[SUPPLIED MATERIAL]
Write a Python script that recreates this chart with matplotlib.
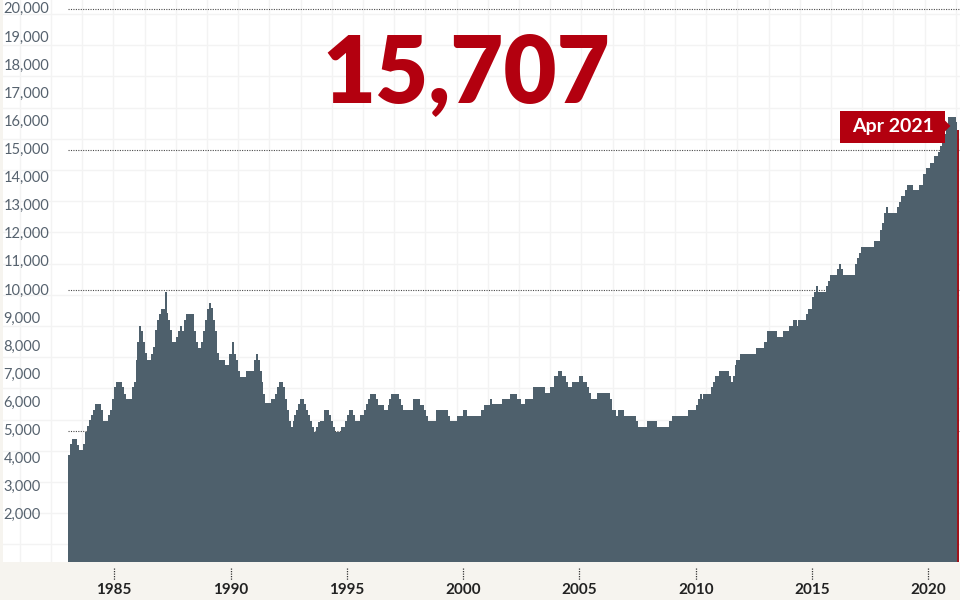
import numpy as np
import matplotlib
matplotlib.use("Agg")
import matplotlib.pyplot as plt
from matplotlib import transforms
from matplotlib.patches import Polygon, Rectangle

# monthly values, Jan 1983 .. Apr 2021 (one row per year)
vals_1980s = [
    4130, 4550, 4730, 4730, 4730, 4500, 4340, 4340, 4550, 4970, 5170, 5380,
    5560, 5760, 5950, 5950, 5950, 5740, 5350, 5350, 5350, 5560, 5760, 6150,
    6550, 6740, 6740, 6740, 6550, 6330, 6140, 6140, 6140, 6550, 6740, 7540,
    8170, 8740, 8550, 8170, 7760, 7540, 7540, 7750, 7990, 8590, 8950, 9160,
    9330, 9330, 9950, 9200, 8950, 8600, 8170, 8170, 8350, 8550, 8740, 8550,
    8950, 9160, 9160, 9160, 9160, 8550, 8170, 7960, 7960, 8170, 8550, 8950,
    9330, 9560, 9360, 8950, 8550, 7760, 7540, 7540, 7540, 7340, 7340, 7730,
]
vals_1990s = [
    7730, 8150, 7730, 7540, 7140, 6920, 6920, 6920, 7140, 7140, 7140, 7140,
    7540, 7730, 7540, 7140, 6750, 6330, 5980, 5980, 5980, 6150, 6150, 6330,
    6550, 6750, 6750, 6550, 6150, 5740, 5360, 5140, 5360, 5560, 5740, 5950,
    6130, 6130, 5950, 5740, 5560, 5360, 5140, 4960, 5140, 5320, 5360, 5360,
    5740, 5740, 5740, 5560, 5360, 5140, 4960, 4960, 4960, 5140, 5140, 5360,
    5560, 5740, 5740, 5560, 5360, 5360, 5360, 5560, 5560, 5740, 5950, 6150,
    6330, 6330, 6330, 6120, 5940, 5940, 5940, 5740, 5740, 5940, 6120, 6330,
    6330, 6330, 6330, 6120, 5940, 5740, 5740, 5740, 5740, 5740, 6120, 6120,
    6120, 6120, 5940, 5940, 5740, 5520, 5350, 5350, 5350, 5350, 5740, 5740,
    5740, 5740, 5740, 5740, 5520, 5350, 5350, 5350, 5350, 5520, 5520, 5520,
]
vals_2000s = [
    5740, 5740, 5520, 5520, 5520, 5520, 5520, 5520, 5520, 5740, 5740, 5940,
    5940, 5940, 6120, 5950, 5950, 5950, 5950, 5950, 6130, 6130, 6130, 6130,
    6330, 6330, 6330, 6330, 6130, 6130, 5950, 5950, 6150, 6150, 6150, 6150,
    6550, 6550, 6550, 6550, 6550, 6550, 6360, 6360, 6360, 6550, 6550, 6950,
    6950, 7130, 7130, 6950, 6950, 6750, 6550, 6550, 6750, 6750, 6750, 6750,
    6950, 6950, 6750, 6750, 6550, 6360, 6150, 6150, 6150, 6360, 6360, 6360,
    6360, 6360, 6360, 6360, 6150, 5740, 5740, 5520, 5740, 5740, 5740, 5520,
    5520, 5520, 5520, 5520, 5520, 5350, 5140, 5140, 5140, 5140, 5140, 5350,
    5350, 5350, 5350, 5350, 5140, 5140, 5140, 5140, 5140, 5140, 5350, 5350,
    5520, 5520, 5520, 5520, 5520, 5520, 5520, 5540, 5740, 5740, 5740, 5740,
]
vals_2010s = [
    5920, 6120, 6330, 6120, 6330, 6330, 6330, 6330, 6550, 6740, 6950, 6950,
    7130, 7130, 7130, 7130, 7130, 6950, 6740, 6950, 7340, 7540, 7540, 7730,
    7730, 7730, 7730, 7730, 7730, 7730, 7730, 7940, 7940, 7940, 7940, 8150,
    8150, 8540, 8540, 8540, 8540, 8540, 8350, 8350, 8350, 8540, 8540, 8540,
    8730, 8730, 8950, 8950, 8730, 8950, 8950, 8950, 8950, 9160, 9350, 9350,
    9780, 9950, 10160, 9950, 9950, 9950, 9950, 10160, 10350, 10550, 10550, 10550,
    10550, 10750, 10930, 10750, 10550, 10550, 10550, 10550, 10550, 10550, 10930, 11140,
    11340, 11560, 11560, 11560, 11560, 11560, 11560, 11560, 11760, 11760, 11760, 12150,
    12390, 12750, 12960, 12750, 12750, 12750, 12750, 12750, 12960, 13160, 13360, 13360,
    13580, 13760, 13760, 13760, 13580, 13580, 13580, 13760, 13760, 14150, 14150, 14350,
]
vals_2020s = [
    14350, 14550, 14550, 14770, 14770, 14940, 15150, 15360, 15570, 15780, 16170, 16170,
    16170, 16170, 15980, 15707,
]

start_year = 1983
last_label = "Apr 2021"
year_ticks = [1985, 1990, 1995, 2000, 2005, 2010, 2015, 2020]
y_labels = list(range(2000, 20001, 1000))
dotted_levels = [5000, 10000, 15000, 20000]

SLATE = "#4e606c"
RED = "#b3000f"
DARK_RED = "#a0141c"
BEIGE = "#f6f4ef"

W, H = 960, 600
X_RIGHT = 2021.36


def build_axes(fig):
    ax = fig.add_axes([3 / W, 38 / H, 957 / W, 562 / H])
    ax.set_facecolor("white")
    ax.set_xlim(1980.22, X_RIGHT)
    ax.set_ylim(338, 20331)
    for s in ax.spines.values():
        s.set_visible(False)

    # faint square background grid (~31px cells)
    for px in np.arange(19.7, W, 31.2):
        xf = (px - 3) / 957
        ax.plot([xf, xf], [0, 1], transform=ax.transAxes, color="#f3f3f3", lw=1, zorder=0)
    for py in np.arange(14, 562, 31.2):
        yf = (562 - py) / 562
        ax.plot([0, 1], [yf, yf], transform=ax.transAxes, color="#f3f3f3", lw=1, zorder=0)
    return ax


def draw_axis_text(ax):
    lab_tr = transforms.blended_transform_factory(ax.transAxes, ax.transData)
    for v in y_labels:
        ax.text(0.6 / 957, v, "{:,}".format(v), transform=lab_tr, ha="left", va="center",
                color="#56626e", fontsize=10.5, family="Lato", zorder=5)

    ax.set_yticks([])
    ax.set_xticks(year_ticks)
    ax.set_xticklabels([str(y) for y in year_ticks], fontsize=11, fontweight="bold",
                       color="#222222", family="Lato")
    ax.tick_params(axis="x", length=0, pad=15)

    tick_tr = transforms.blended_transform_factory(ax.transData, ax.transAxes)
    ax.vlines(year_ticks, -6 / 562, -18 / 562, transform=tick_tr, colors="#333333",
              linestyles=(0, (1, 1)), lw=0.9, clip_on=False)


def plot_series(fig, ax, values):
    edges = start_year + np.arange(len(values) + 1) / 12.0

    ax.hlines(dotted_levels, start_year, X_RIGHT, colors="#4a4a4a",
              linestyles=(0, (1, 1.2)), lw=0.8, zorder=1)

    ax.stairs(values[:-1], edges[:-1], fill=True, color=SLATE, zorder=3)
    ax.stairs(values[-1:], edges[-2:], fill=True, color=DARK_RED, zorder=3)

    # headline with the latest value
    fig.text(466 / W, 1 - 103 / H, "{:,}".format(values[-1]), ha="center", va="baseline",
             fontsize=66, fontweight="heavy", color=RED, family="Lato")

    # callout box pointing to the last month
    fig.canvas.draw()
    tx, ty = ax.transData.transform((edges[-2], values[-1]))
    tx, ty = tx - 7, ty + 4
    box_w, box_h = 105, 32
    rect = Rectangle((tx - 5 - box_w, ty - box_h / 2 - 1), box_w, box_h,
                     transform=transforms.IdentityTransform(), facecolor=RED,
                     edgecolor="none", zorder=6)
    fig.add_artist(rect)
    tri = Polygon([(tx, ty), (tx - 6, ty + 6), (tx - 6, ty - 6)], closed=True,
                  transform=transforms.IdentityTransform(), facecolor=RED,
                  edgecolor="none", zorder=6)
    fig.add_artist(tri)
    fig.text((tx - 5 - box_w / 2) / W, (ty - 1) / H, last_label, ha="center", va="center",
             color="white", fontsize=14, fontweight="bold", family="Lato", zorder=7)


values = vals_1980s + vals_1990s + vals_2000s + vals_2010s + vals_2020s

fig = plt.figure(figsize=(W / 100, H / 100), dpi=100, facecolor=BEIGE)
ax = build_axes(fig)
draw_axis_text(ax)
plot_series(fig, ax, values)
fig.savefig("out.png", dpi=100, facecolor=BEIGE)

[WHAT TO WORK ON] Only lines belong in the copy: transcribe those from the start of the data through the line that contains "from matplotlib.patches import", and skip the pictures.

[EXERCISE RESPONSE]
Write a Python script that recreates this chart with matplotlib.
import numpy as np
import matplotlib
matplotlib.use("Agg")
import matplotlib.pyplot as plt
from matplotlib import transforms
from matplotlib.patches import Polygon, Rectangle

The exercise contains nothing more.